## Start

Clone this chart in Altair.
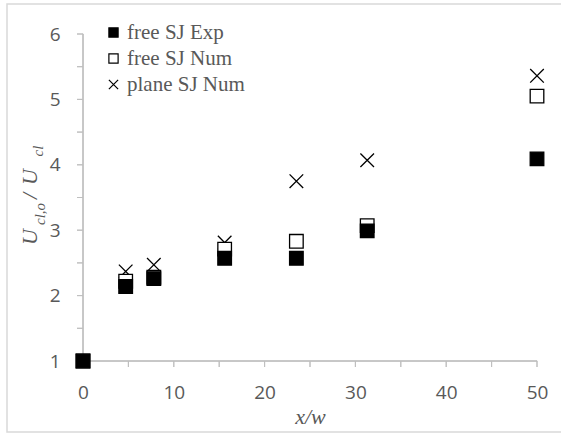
import altair as alt
import pandas as pd

# ---- data ----
x_pos = [0, 4.7, 7.8, 15.6, 23.5, 31.3, 50]
free_exp = [1.0, 2.14, 2.26, 2.57, 2.57, 2.99, 4.09]
free_num = [1.0, 2.22, 2.28, 2.71, 2.83, 3.07, 5.05]
plane_num = [1.0, 2.37, 2.47, 2.81, 3.75, 4.07, 5.36]
series_names = ["free SJ Exp", "free SJ Num", "plane SJ Num"]
draw_order = {"plane SJ Num": 0, "free SJ Num": 1, "free SJ Exp": 2}
x_ticks = list(range(0, 51, 5))
y_ticks = [1 + 0.5 * i for i in range(11)]

rows = []
for name, vals in zip(series_names, [free_exp, free_num, plane_num]):
    for xv, yv in zip(x_pos, vals):
        rows.append({"series": name, "x": xv, "y": yv, "z": draw_order[name]})
df = pd.DataFrame(rows)

GRAY_TXT = "#595959"
AXIS_C = "#bfbfbf"
W, H = 454, 327
cross = "M-1,-1L1,1M-1,1L1,-1"

xscale = alt.Scale(domain=[0, 50], nice=False, zero=False)
yscale = alt.Scale(domain=[1, 6], nice=False, zero=False)

axis_common = dict(domain=False, ticks=False, grid=False,
                   labelFont="Open Sans", labelFontSize=19, labelColor=GRAY_TXT,
                   labelFlush=False, labelOverlap=False)

points = alt.Chart(df).mark_point(opacity=1, size=185, strokeWidth=1.3).encode(
    x=alt.X("x:Q", scale=xscale,
            axis=alt.Axis(values=x_ticks,
                          labelExpr="datum.value % 10 == 0 ? format(datum.value, 'd') : ''",
                          title="x/w", titleFont="Liberation Serif",
                          titleFontStyle="italic", titleFontWeight="normal",
                          titleFontSize=22, titleColor=GRAY_TXT,
                          titleX=W / 2, titleY=62, titleBaseline="alphabetic",
                          titleAlign="center",
                          labelPadding=22, **axis_common)),
    y=alt.Y("y:Q", scale=yscale,
            axis=alt.Axis(values=y_ticks,
                          labelExpr="datum.value % 1 == 0 ? format(datum.value, 'd') : ''",
                          title=None, labelPadding=23, **axis_common)),
    shape=alt.Shape("series:N", title=None,
                    scale=alt.Scale(domain=series_names, range=["square", "square", cross])),
    fill=alt.Fill("series:N", title=None,
                  scale=alt.Scale(domain=series_names, range=["black", "white", "transparent"])),
    stroke=alt.Stroke("series:N", title=None,
                      scale=alt.Scale(domain=series_names, range=["black", "black", "black"])),
    order=alt.Order("z:Q"),
)

one = alt.Data(values=[{}])

# axis lines and ticks as thin stroked rectangles (same technique as the visible frame)
line_style = dict(fill=AXIS_C, stroke=AXIS_C, strokeWidth=1, opacity=1)
x_domain = alt.Chart(one).mark_rect(**line_style).encode(
    x=alt.value(0), x2=alt.value(W), y=alt.value(H - 0.25), y2=alt.value(H + 0.25))
y_domain = alt.Chart(one).mark_rect(**line_style).encode(
    x=alt.value(-0.25), x2=alt.value(0.25), y=alt.value(0), y2=alt.value(H))
tick_df_x = pd.DataFrame({"t": x_ticks})
tick_df_y = pd.DataFrame({"t": y_ticks})
x_tick_marks = alt.Chart(tick_df_x).mark_rect(**line_style).encode(
    x=alt.X("t:Q", scale=xscale), x2="t:Q", y=alt.value(H), y2=alt.value(H + 6))
y_tick_marks = alt.Chart(tick_df_y).mark_rect(**line_style).encode(
    y=alt.Y("t:Q", scale=yscale), y2="t:Q", x=alt.value(-6), x2=alt.value(0))

def piece(txt, fs, xabs, yabs):
    return alt.Chart(one).mark_text(
        text=txt, font="Liberation Serif", fontStyle="italic", fontSize=fs,
        angle=270, align="center", baseline="alphabetic", color=GRAY_TXT,
    ).encode(x=alt.value(xabs - 83), y=alt.value(yabs - 34))

ytitle = [
    piece("U", 22, 37, 237),
    piece("cl,o", 15, 45, 214),
    piece("/", 22, 37, 196),
    piece("U", 22, 37, 177),
    piece("cl", 15, 43, 151),
]

border = alt.Chart(one).mark_rect(fill="transparent", stroke="#d9d9d9", strokeWidth=1.5).encode(
    x=alt.value(7 - 83), x2=alt.value(600 - 83), y=alt.value(4 - 34), y2=alt.value(432 - 34)
)

chart = alt.layer(border, x_tick_marks, y_tick_marks, x_domain, y_domain, points, *ytitle).properties(
    width=W, height=H,
    autosize=alt.AutoSizeParams(type="none"),
    padding={"left": 83, "top": 34, "right": 24, "bottom": 73},
).configure_view(stroke=None).configure_legend(
    orient="none", legendX=20, legendY=-12, labelFont="Liberation Serif",
    labelFontSize=21, labelColor=GRAY_TXT, symbolSize=85,
    symbolStrokeWidth=1.2, rowPadding=4, labelOffset=3, padding=0,
)

chart.save("out.html", embed_options={"renderer": "svg", "actions": False})
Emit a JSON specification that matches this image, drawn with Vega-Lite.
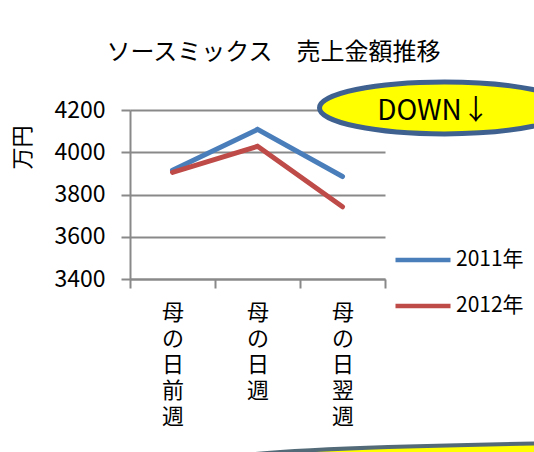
{
  "$schema": "https://vega.github.io/schema/vega-lite/v6.json",
  "width": 255,
  "height": 169,
  "autosize": {"type": "none"},
  "padding": {"left": 130, "top": 110, "right": 149, "bottom": 173},
  "background": "white",
  "config": {
    "font": "Noto Sans CJK JP",
    "view": {"stroke": null},
    "axis": {"labelColor": "#000000", "titleColor": "#000000", "labelFont": "Noto Sans CJK JP", "titleFont": "Noto Sans CJK JP"},
    "legend": {"labelFont": "Noto Sans CJK JP"}
  },
  "title": {
    "text": "ソースミックス　売上金額推移",
    "fontSize": 24,
    "fontWeight": "normal",
    "color": "#000000",
    "anchor": "middle",
    "dx": 16,
    "offset": 7
  },
  "datasets": {
    "sales": [
      {"week": "母の日前週", "year": "2011年", "sales": 3915},
      {"week": "母の日週", "year": "2011年", "sales": 4108},
      {"week": "母の日翌週", "year": "2011年", "sales": 3885},
      {"week": "母の日前週", "year": "2012年", "sales": 3905},
      {"week": "母の日週", "year": "2012年", "sales": 4028},
      {"week": "母の日翌週", "year": "2012年", "sales": 3742}
    ],
    "note": [
      {"week": "母の日翌週", "sales": 4210, "label": "DOWN↓"}
    ],
    "note2": [
      {"week": "母の日翌週", "sales": 2538}
    ]
  },
  "encoding": {
    "x": {
      "field": "week",
      "type": "nominal",
      "sort": ["母の日前週", "母の日週", "母の日翌週"],
      "scale": {"paddingInner": 0, "paddingOuter": 0},
      "axis": {
        "title": null,
        "labelAngle": 0,
        "labelExpr": "split(datum.label, '')",
        "labelFontSize": 22,
        "labelLineHeight": 26,
        "labelBaseline": "top",
        "labelPadding": 14,
        "labelOverlap": false,
        "labelFlush": false,
        "labelBound": false,
        "tickBand": "extent",
        "tickSize": 9,
        "tickWidth": 2,
        "tickColor": "#898989",
        "domainColor": "#898989",
        "domainWidth": 2,
        "grid": false
      }
    },
    "y": {
      "field": "sales",
      "type": "quantitative",
      "scale": {"domain": [3400, 4200], "nice": false, "zero": false},
      "axis": {
        "title": "万円",
        "titleFontSize": 22,
        "titleFontWeight": "normal",
        "titleAngle": -90,
        "titleAlign": "center",
        "titleBaseline": "middle",
        "titleX": -108,
        "titleY": 37,
        "values": [3400, 3600, 3800, 4000, 4200],
        "format": "d",
        "labelFontSize": 23,
        "labelPadding": 16,
        "tickSize": 9,
        "tickWidth": 2,
        "tickColor": "#898989",
        "domainColor": "#898989",
        "domainWidth": 2,
        "grid": true,
        "gridColor": "#898989",
        "gridWidth": 2
      }
    }
  },
  "layer": [
    {
      "data": {"name": "sales"},
      "mark": {"type": "line", "strokeWidth": 5, "strokeCap": "round"},
      "encoding": {
        "color": {
          "field": "year",
          "type": "nominal",
          "scale": {"domain": ["2011年", "2012年"], "range": ["#4a7ebb", "#be4b48"]},
          "legend": {
            "title": null,
            "orient": "none",
            "legendX": 263,
            "legendY": 120,
            "padding": 0,
            "symbolType": "stroke",
            "symbolSize": 3025,
            "symbolStrokeWidth": 4.5,
            "labelFontSize": 21,
            "labelOffset": 3,
            "labelColor": "#000000",
            "rowPadding": 6
          }
        }
      }
    },
    {
      "data": {"name": "note2"},
      "mark": {
        "type": "point",
        "shape": "M -1 0 A 1 0.033 0 1 0 1 0 A 1 0.033 0 1 0 -1 0 Z",
        "size": 1440000,
        "filled": false,
        "fill": "#ffff00",
        "fillOpacity": 1,
        "stroke": "#536b78",
        "strokeWidth": 4,
        "opacity": 1,
        "xOffset": 470
      }
    },
    {
      "data": {"name": "note"},
      "mark": {
        "type": "point",
        "shape": "M -1 0 A 1 0.208 0 1 0 1 0 A 1 0.208 0 1 0 -1 0 Z",
        "size": 62500,
        "filled": false,
        "fill": "#ffff00",
        "fillOpacity": 1,
        "stroke": "#3f6190",
        "strokeWidth": 5,
        "opacity": 1,
        "xOffset": 102
      }
    },
    {
      "data": {"name": "note"},
      "mark": {
        "type": "text",
        "fontSize": 28,
        "color": "#000000",
        "align": "center",
        "baseline": "middle",
        "dx": 91,
        "dy": 4
      },
      "encoding": {"text": {"field": "label"}}
    }
  ]
}
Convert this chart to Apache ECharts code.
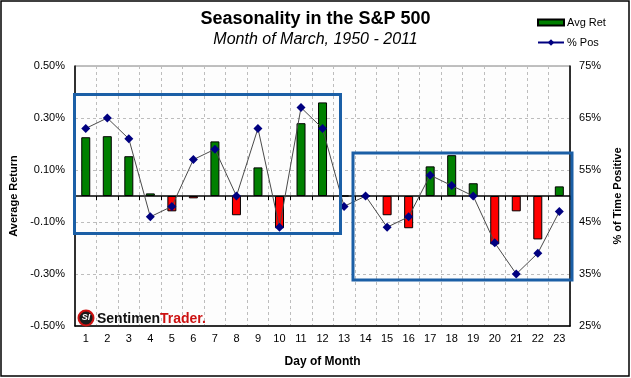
<!DOCTYPE html>
<html><head><meta charset="utf-8">
<script src="https://cdn.jsdelivr.net/npm/echarts@6/dist/echarts.min.js"></script>
<style>html,body{margin:0;padding:0;background:#fff}#c{width:631px;height:378px}</style>
</head><body><div id="c"></div>
<script>
var days = ['1','2','3','4','5','6','7','8','9','10','11','12','13','14','15','16','17','18','19','20','21','22','23'];
var avgRet = [0.226,0.230,0.153,0.010,-0.059,-0.009,0.210,-0.074,0.110,-0.124,0.280,0.360,0,0,-0.074,-0.124,0.114,0.157,0.049,-0.186,-0.059,-0.167,0.037];
var pctPos = [63,65,61,46,48,57,59,50,63,44,67,63,48,50,44,46,54,52,50,41,35,39,47];
var leftTicks = {min:-0.5, max:0.5, interval:0.2};
var rightTicks = {min:25, max:75, interval:10};

var FONT = '"Liberation Sans", Arial, sans-serif';
var chart = echarts.init(document.getElementById('c'), null, {renderer:'canvas'});
chart.setOption({
  backgroundColor:'#ffffff',
  animation:false,
  textStyle:{fontFamily:FONT},
  title:[
    {text:'Seasonality in the S&P 500', left:'center', top:5, textStyle:{fontSize:18, fontWeight:'bold', color:'#000', fontFamily:FONT}, itemGap:4,
     subtext:'Month of March, 1950 - 2011', subtextStyle:{fontSize:16, fontStyle:'italic', color:'#000', fontFamily:FONT}}
  ],
  legend:[
    {data:[{name:'Avg Ret', icon:'rect'}], left:537, top:17, padding:0, itemWidth:26, itemHeight:6, itemGap:0, textStyle:{fontSize:11, color:'#000', fontFamily:FONT, padding:[0,0,0,-2]}},
    {data:[{name:'% Pos', lineStyle:{color:'#000080'}}], left:537, top:37, padding:0, itemWidth:26, itemHeight:8, itemGap:0, textStyle:{fontSize:11, color:'#000', fontFamily:FONT, padding:[0,0,0,-2]}}
  ],
  grid:{left:73, right:57, top:66, bottom:52, show:true, borderColor:'#808080', borderWidth:1, backgroundColor:'#fdfdfd'},
  xAxis:[
    {type:'category', data:days, position:'bottom', boundaryGap:true,
     axisLine:{onZero:false, lineStyle:{color:'#000', width:1.5}},
     axisTick:{show:false},
     axisLabel:{fontSize:11, color:'#000', margin:7},
     splitLine:{show:true, lineStyle:{type:[3,3], color:'#bdbdbd'}},
     name:'Day of Month', nameLocation:'middle', nameGap:30,
     nameTextStyle:{fontSize:12, fontWeight:'bold', color:'#000'}},
    {type:'category', data:days, position:'bottom', boundaryGap:true,
     axisLine:{onZero:true, onZeroAxisIndex:0, lineStyle:{color:'#000', width:1.5}},
     axisTick:{show:true, length:4, inside:false, lineStyle:{color:'#000'}},
     axisLabel:{show:false}, splitLine:{show:false}}
  ],
  yAxis:[
    {type:'value', min:leftTicks.min, max:leftTicks.max, interval:leftTicks.interval, position:'left',
     axisLine:{show:true, lineStyle:{color:'#000', width:1.5}},
     axisTick:{show:false},
     axisLabel:{fontSize:11, color:'#000', margin:10, formatter:function(v){return v.toFixed(2)+'%';}},
     splitLine:{show:true, lineStyle:{type:[3,3], color:'#bdbdbd'}},
     name:'Average Return', nameLocation:'middle', nameGap:56, nameRotate:90,
     nameTextStyle:{fontSize:11, fontWeight:'bold', color:'#000'}},
    {type:'value', min:rightTicks.min, max:rightTicks.max, interval:rightTicks.interval, position:'right',
     axisLine:{show:true, lineStyle:{color:'#000', width:1.5}},
     axisTick:{show:false},
     axisLabel:{fontSize:11, color:'#000', margin:9, formatter:function(v){return Math.round(v)+'%';}},
     splitLine:{show:false},
     name:'% of Time Positive', nameLocation:'middle', nameGap:38, nameRotate:90,
     nameTextStyle:{fontSize:11, fontWeight:'bold', color:'#000'}}
  ],
  series:[
    {name:'Avg Ret', type:'bar', xAxisIndex:0, yAxisIndex:0, barWidth:9,
     itemStyle:{color:'#008000', borderColor:'#000', borderWidth:1},
     data:avgRet.map(function(v){return {value:v, itemStyle:{color: v>=0?'#008000':'#ff0000'}};})},
    {name:'% Pos', type:'line', xAxisIndex:0, yAxisIndex:1, symbol:'diamond', symbolSize:9,
     lineStyle:{color:'#4a4a4a', width:1}, itemStyle:{color:'#000080'},
     data:pctPos}
  ],
  graphic:[
    {type:'rect', shape:{x:1, y:1, width:628, height:375}, style:{fill:'none', stroke:'#000', lineWidth:1.5}, z:100},
    {type:'rect', shape:{x:74.5, y:94.5, width:266, height:139}, style:{fill:'none', stroke:'#1b5fa6', lineWidth:3}, z:50},
    {type:'rect', shape:{x:353, y:153, width:219, height:127}, style:{fill:'none', stroke:'#1b5fa6', lineWidth:3}, z:50},
    {type:'circle', z:60, shape:{cx:86, cy:318, r:7.5}, style:{fill:'#1a1a1a', stroke:'#cc1111', lineWidth:2}},
    {type:'text', z:61, style:{x:86, y:318, text:'SI', fill:'#fff', font:'italic bold 9px '+FONT, textAlign:'center', textVerticalAlign:'middle'}},
    {type:'text', z:61, style:{x:160, y:319, text:'Sentimen', fill:'#111', font:'bold 14px '+FONT, textAlign:'right', textVerticalAlign:'middle'}},
    {type:'text', z:61, style:{x:160, y:319, text:'Trader.', fill:'#cc1111', font:'bold 14px '+FONT, textAlign:'left', textVerticalAlign:'middle'}}
  ]
});
</script></body></html>
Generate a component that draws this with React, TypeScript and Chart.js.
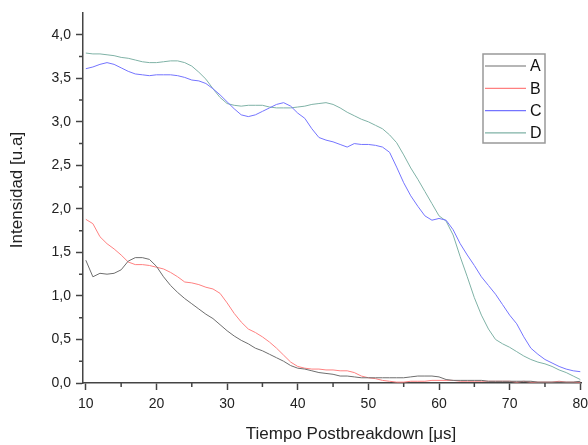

## End

## Description of the task
Only the lines from the start of the records to the line with "y_ticks = [1 + 0.5 * i for i in range(11)]" belong in the copy. Print them exactly, minus pictures.

## Task output
Clone this chart in Altair.
import altair as alt
import pandas as pd

# ---- data ----
x_pos = [0, 4.7, 7.8, 15.6, 23.5, 31.3, 50]
free_exp = [1.0, 2.14, 2.26, 2.57, 2.57, 2.99, 4.09]
free_num = [1.0, 2.22, 2.28, 2.71, 2.83, 3.07, 5.05]
plane_num = [1.0, 2.37, 2.47, 2.81, 3.75, 4.07, 5.36]
series_names = ["free SJ Exp", "free SJ Num", "plane SJ Num"]
draw_order = {"plane SJ Num": 0, "free SJ Num": 1, "free SJ Exp": 2}
x_ticks = list(range(0, 51, 5))
y_ticks = [1 + 0.5 * i for i in range(11)]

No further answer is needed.